DeiT showed that ViT-B trained with distillation from a CNN teacher achieved 83.4% top-1 on ImageNet vs. 81.8% without distillation.
Distilled models are faster and cheaper to deploy, enabling complex models on mobile and edge devices.
The soft target signal provides roughly $lo g_{2} (K)$ bits more information per sample than a one-hot label for $K$ classes.
Distillation enables deploying ensembles' knowledge in a single model, capturing the diversity of multiple teachers.

Key Technical Details

Temperature $T$ : typically 3-20. Higher $T$ for large class counts. Start with $T = 4$ and tune.
Alpha ( $α$ ): typically 0.5-0.9 (weighting soft loss higher). Start with $α = 0.7$ .
The teacher should be significantly larger than the student. A teacher that is too close in capacity provides little additional signal.
Teacher accuracy matters: better teachers generally produce better students, but there are diminishing returns and a "capacity gap" effect where very large teachers can be poor teachers for very small students (Cho & Hariharan, 2019).
Training the student for longer than normal (1.5-2x epochs) often helps because soft targets provide a denser signal that benefits from extended training.
Label smoothing in the teacher can hurt distillation by flattening the soft targets and removing inter-class similarity information (Muller et al., 2019).
Online distillation: teacher and student train simultaneously, avoiding the cost of pre-training the teacher.

Common Misconceptions

"The student can match the teacher's accuracy." Generally, the student is worse than the teacher. Distillation closes the gap but rarely eliminates it. The student is better than it would be trained with hard labels alone.
"You need the teacher's training data." In data-free distillation, synthetic or out-of-distribution data can be used with a pre-trained teacher. However, performance is typically worse than using the original data.
"Distillation is only for compression." Self-distillation improves same-architecture models. Multi-teacher distillation can exceed any single teacher. Cross-architecture distillation (CNN to ViT) transfers useful inductive biases.

Connections to Other Concepts

label-smoothing.md: Both produce soft targets, but distillation targets are learned from data (capturing real inter-class structure) while label smoothing targets are uniform.
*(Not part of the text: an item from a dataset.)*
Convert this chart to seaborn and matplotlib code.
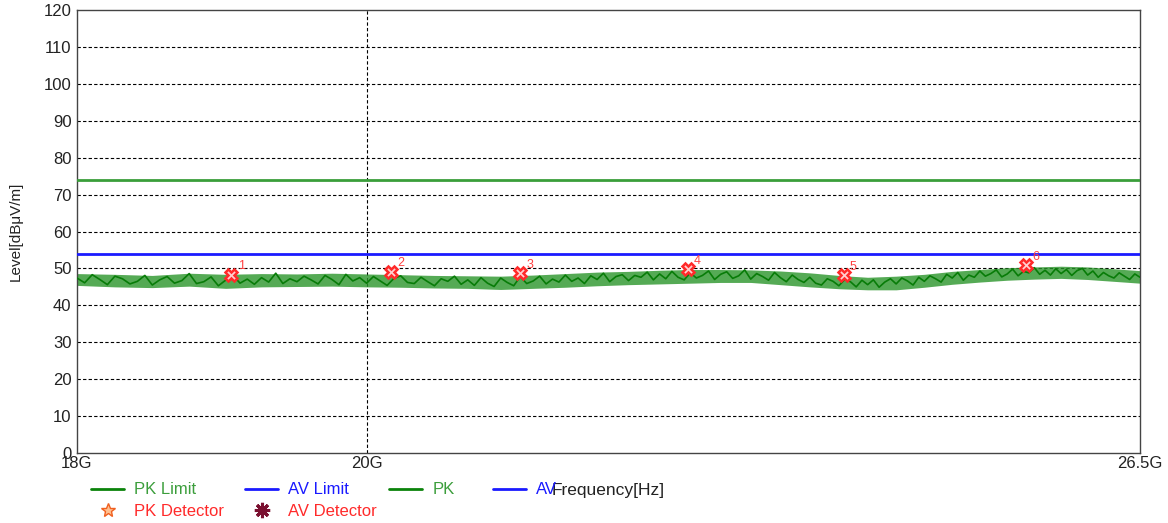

Label smoothing in the teacher can degrade distillation quality.
transfer-learning.md: Distillation transfers knowledge between models of different sizes, while transfer learning transfers knowledge between tasks.
self-supervised-pretraining.md: DINO and similar methods can be viewed as a form of self-distillation where the teacher is an exponential moving average of the student.
mixup-and-cutmix.md: Soft labels from mixing and soft labels from distillation serve similar regularization roles and can be combined.